Family ties to lynching topic of author’s talk Saturday
LaGRANGE — Karen Branan, author of “The Family Tree: A Lynching in Georgia, a Legacy of Secrets, and My Search for the Truth,” will be featured in a public forum and book signing at 11 a.m. Saturday in the Fackler Room at LaGrange Memorial Library, 115 Alford St.
Branan’s ancestry includes six Harris County sheriffs and numerous state legislators and senators. She spent many years combing the county for black and white residents who remembered or knew details of a 1912 lynching of an African-American woman and three men, one a preacher, next to the Friendship Baptist Church in Hamilton.
The book details her law enforcement families’ role in the lynching and her kinship to one of the lynched men, as well as her discovery of a widespread system of miscegeny in the county during, before and after that era.
Branan said the aim of her book is to encourage white Southerners to explore and come to terms with their families’ and region’s history of racial violence, and the ways that unexamined history acts as a barrier to healthy race relations today. She’ll discuss the ways that racial traumas throughout history impacted her grandparents, parents and herself, as well as how her painful journey of discovery brought an unexpected sense of freedom to work creatively on current race issues.
Joining her Saturday will be Deborah Daniels Dawson, whose ancestors were enslaved by Branan’s ancestors.

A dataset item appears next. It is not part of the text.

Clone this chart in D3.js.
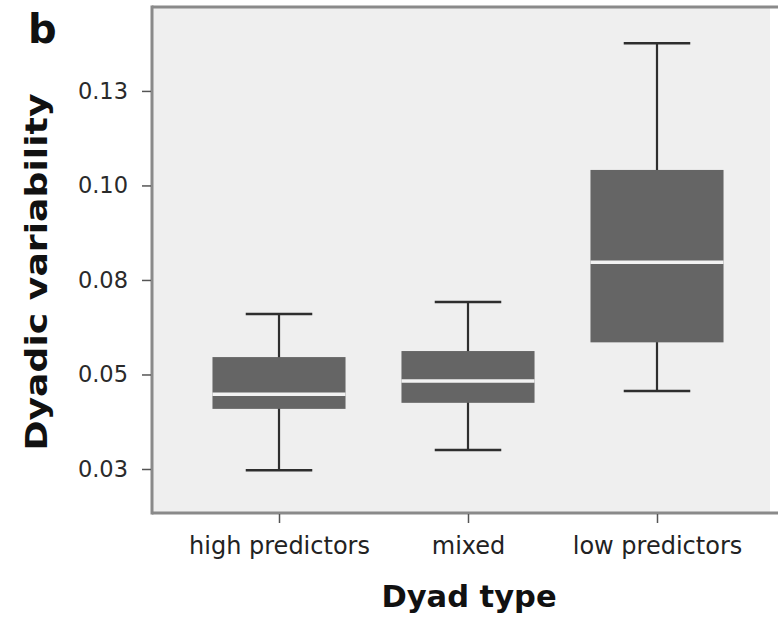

A recent Washington Post review of the book noted, “In a peculiar way, ‘The Family Tree’ is a fitting companion to Toni Morrison’s Pulitzer Prize-winning novel ‘Beloved.’ Her novel dramatizes the generational effect of racial violence … in the haunted consciousness of whites (as well as) the victims … At the same time, there is something exhilarating about confronting the past in all its ugliness and realizing that doing so has made you stronger.